Teaching staff
Dr Alison Boyd (Programme Coordinator)
Alison Boyd is an Assistant Professor of Modern and Contemporary Art. She studies the intersection of multiple modernities in American and European art with a focus on the arts of the African diaspora and the politics of museum display.
Prof. Thijs Weststeijn
Thijs Weststeijn studies early modern art in a broad cultural context. His special interest is the global connections that shaped early modern Netherlandish art as well as the opportunities that non-Western works provide to look back at the Netherlands. He chairs the research project 'The Chinese Impact: Images and Ideas of China in the Dutch Golden Age.
Prof. Eva-Maria Troelenberg
Eva-Maria Troelenberg is Professor of Modern and Contemporary Art History. She directs the research group "Objects in the Contact Zone – The Cross-Cultural Lives of Things" at the Kunsthistorisches Institut in Florence. Her main fields of interest include the historiography and artistic perception of Islamic Arts, the history and critique of Orientalism and Primitivism in modern art, arts of the modern Mediterranean, as well as transcultural museum history.
Prof.
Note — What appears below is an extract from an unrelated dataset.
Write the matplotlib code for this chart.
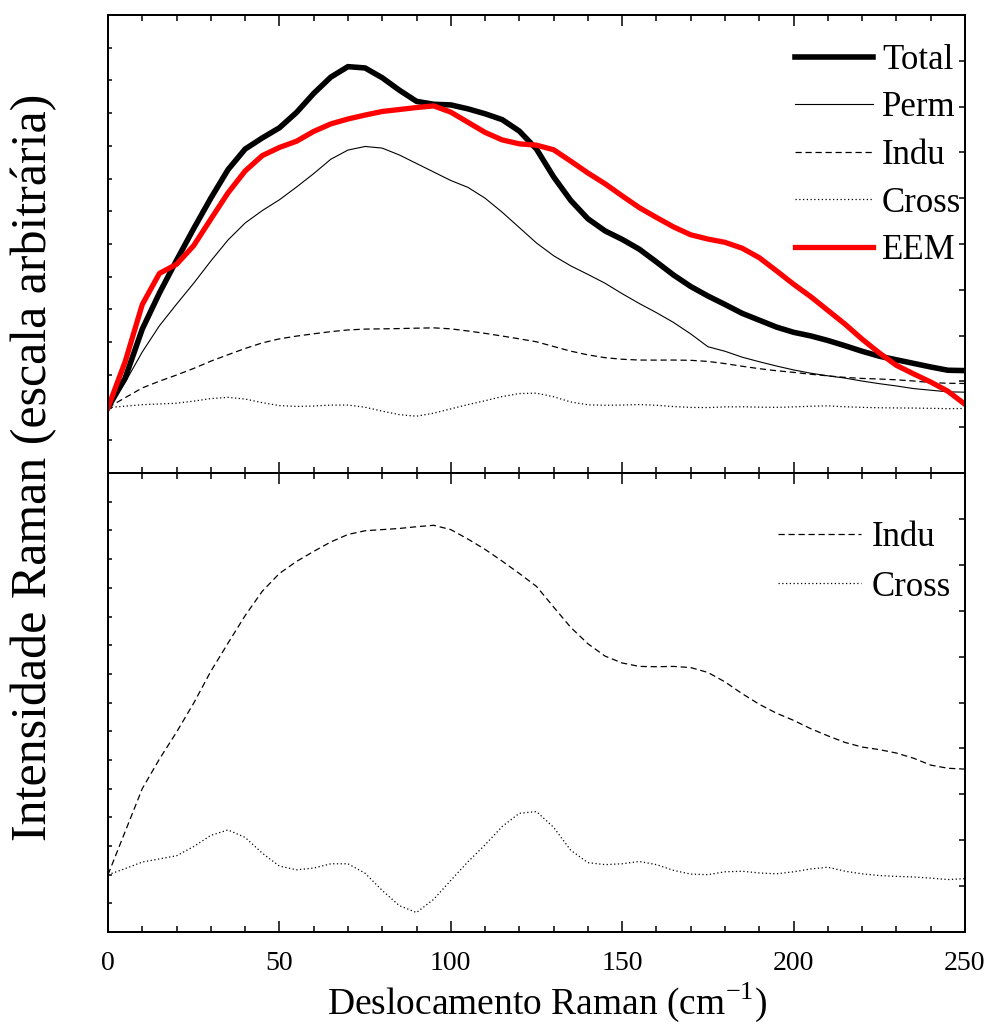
import matplotlib
matplotlib.use("Agg")
import matplotlib.pyplot as plt
from matplotlib.ticker import MultipleLocator

plt.rcParams['font.family'] = ['Liberation Serif', 'DejaVu Serif']
plt.rcParams['mathtext.fontset'] = 'custom'
plt.rcParams['mathtext.rm'] = 'Liberation Serif'

# Raman shift (cm-1), sampled every 5
shift = list(range(0, 251, 5))

# top panel curves (arbitrary units)
total = [0, 0.9, 2.4, 3.5, 4.5, 5.47, 6.4, 7.27, 7.9, 8.24, 8.55, 9.02, 9.6, 10.1, 10.42,
         10.38, 10.08, 9.7, 9.36, 9.27, 9.25, 9.13, 8.98, 8.8, 8.45, 7.9, 7.05, 6.33, 5.77,
         5.4, 5.14, 4.84, 4.45, 4.05, 3.7, 3.41, 3.15, 2.88, 2.67, 2.46, 2.3, 2.19, 2.05,
         1.89, 1.72, 1.57, 1.46, 1.35, 1.24, 1.14, 1.13]
perm = [0, 0.77, 1.7, 2.5, 3.16, 3.8, 4.48, 5.12, 5.64, 6.02, 6.35, 6.74, 7.15, 7.59, 7.87,
        7.98, 7.93, 7.72, 7.46, 7.2, 6.94, 6.73, 6.4, 5.97, 5.5, 5.03, 4.64, 4.33, 4.07,
        3.8, 3.48, 3.18, 2.9, 2.6, 2.25, 1.86, 1.72, 1.54, 1.4, 1.27, 1.15, 1.05, 0.97,
        0.9, 0.81, 0.73, 0.66, 0.58, 0.53, 0.48, 0.47]
eem = [0, 1.4, 3.15, 4.1, 4.38, 4.95, 5.76, 6.56, 7.23, 7.7, 7.95, 8.14, 8.44, 8.67, 8.82,
       8.94, 9.05, 9.11, 9.17, 9.22, 9.03, 8.72, 8.41, 8.18, 8.06, 8.02, 7.88, 7.53, 7.17,
       6.84, 6.47, 6.11, 5.81, 5.52, 5.28, 5.15, 5.05, 4.87, 4.58, 4.18, 3.77, 3.39, 2.97,
       2.55, 2.09, 1.67, 1.29, 1.03, 0.78, 0.5, 0.1]

# bottom panel curves (enlarged)
indu = [0, 1.5, 3.0, 4.03, 4.97, 5.98, 7.09, 8.07, 9.03, 9.88, 10.5, 10.92, 11.27, 11.6,
        11.86, 11.99, 12.03, 12.07, 12.13, 12.18, 12.03, 11.7, 11.34, 10.93, 10.5, 10.05,
        9.33, 8.62, 8.05, 7.62, 7.38, 7.26, 7.25, 7.26, 7.22, 7.05, 6.72, 6.31, 5.94, 5.63,
        5.38, 5.09, 4.84, 4.61, 4.45, 4.36, 4.24, 4.06, 3.82, 3.71, 3.68]
cross = [0, 0.21, 0.44, 0.55, 0.66, 0.98, 1.37, 1.56, 1.3, 0.75, 0.3, 0.17, 0.23, 0.38,
         0.38, 0.05, -0.55, -1.08, -1.32, -0.86, -0.2, 0.45, 1.04, 1.68, 2.14, 2.2, 1.65,
         0.85, 0.42, 0.35, 0.38, 0.46, 0.35, 0.15, 0.02, 0.0, 0.1, 0.12, 0.06, 0.03, 0.1,
         0.2, 0.26, 0.12, 0.03, -0.03, -0.06, -0.08, -0.12, -0.17, -0.14]

# Indu and Cross appear 5x smaller in the top panel
top_scale = 0.2

fig = plt.figure(figsize=(9.89, 10.24), dpi=100)
ax1 = fig.add_axes([0.1092, 0.5381, 0.8665, 0.4473])
ax2 = fig.add_axes([0.1092, 0.0898, 0.8665, 0.4482])


def style(ax, ylim, labels):
    tw = ax.twinx()
    tw.set_ylim(0, 10)
    tw.yaxis.set_major_locator(MultipleLocator(1))
    tw.tick_params(axis='y', direction='in', length=4, width=1.1, labelright=False)
    for s in tw.spines.values():
        s.set_linewidth(1.4)

    ax.set_xlim(0, 250)
    ax.set_ylim(*ylim)
    ax.xaxis.set_major_locator(MultipleLocator(50))
    ax.xaxis.set_minor_locator(MultipleLocator(10))
    ax.yaxis.set_major_locator(MultipleLocator(1))
    ax.tick_params(axis='x', which='major', direction='in', top=True, bottom=True,
                   length=8, width=1.1, labelsize=20, pad=14, labelbottom=labels)
    ax.tick_params(axis='x', which='minor', direction='in', top=True, bottom=True,
                   length=4.5, width=1.1)
    ax.tick_params(axis='y', which='both', direction='in', left=True, right=False,
                   length=3, width=1.1, labelleft=False)
    for s in ax.spines.values():
        s.set_linewidth(1.4)


ax1.plot(shift, total, color='black', lw=4, label='Total')
ax1.plot(shift, perm, color='black', lw=0.8, label='Perm')
ax1.plot(shift, [v * top_scale for v in indu], color='black', lw=0.9,
         dashes=(5, 3), label='Indu')
ax1.plot(shift, [v * top_scale for v in cross], color='black', lw=0.9,
         dashes=(1, 2), label='Cross')
ax1.plot(shift, eem, color='red', lw=3.8, label='EEM')
style(ax1, (-2, 12), False)
ax1.legend(loc='upper left', bbox_to_anchor=(0.8016, 0.937), frameon=False,
           fontsize=25, handlelength=2.25, handletextpad=0.26, labelspacing=0.42,
           borderpad=0, borderaxespad=0)

ax2.plot(shift, indu, color='black', lw=0.9, dashes=(5, 3), label='Indu')
ax2.plot(shift, cross, color='black', lw=0.9, dashes=(1, 2), label='Cross')
style(ax2, (-2, 14), True)
ax2.legend(loc='upper left', bbox_to_anchor=(0.782, 0.895), frameon=False,
           fontsize=25, handlelength=2.4, handletextpad=0.29, labelspacing=0.47,
           borderpad=0, borderaxespad=0)

fig.text(0.034, 0.544, 'Intensidade Raman (escala arbitrária)', rotation=90,
         fontsize=36, ha='center', va='center')
fig.text(0.553, 0.0098, 'Deslocamento Raman (cm$^{-1}$)', fontsize=27,
         ha='center', va='baseline')

fig.savefig('out.png', dpi=100)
Sven Dupré
Sven Dupré is Professor and Chair of History of Art, Science and Technology. His research focuses on the production and consumption of art and its embedding in the history of knowledge. He is leader of the ERC project Technique in the Arts: Concepts, Practices, Expertise, 1500-1950.
Dr Victor M. Schmidt
Victor M. Schmidt is Associate Professor in Art History and Coordinator of the programme. He is a specialist in the art and art theory of the Late Middle Ages and the Renaissance, and regularly collaborates with national and international museums.
Dr Sarah Moran
Sarah Moran's research interests center on cultural production in the Counter-Reformation Southern Low Countries, with foci on women’s patronage, material culture, religious art and architecture, public performance, authorship, and image theory. She is especially interested in questions of historical methodology and in the potential of interdisciplinarity to open up new areas of research.
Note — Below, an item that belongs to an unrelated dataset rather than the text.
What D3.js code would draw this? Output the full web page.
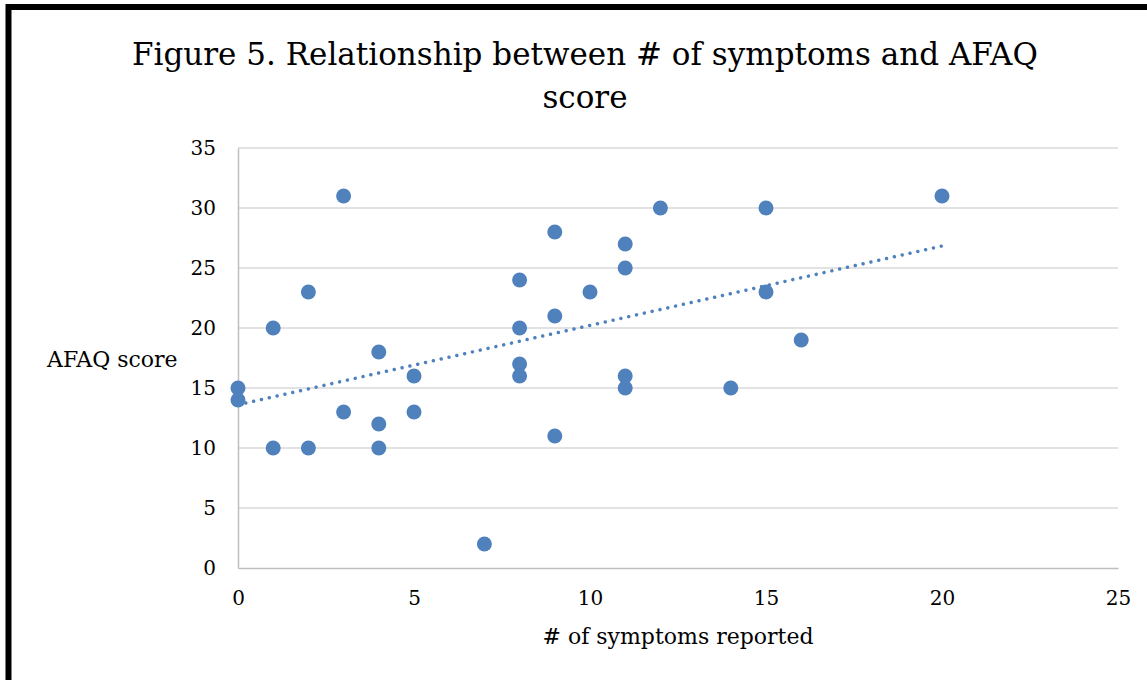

Prof. Michael Kwakkelstein
Michael W. Kwakkelstein is Professor in Visual Arts and Theory of Art of the Renaissance in Italy and director of the NIKI in Florence. His research is focused on the relation between art theory and artistic practice, with particular emphasis on Leonardo da Vinci. He is regularly involved in the curation of exhibitions.
Prof. Chris Stolwijk
Chris Stolwijk is Professor of Dutch art history in an international context, 1800-1940, and director of the Netherlands Institute for Art History in The Hague. His core interests are Vincent van Gogh, the history of art history, the history of art collecting and trade, museification, and digital art history.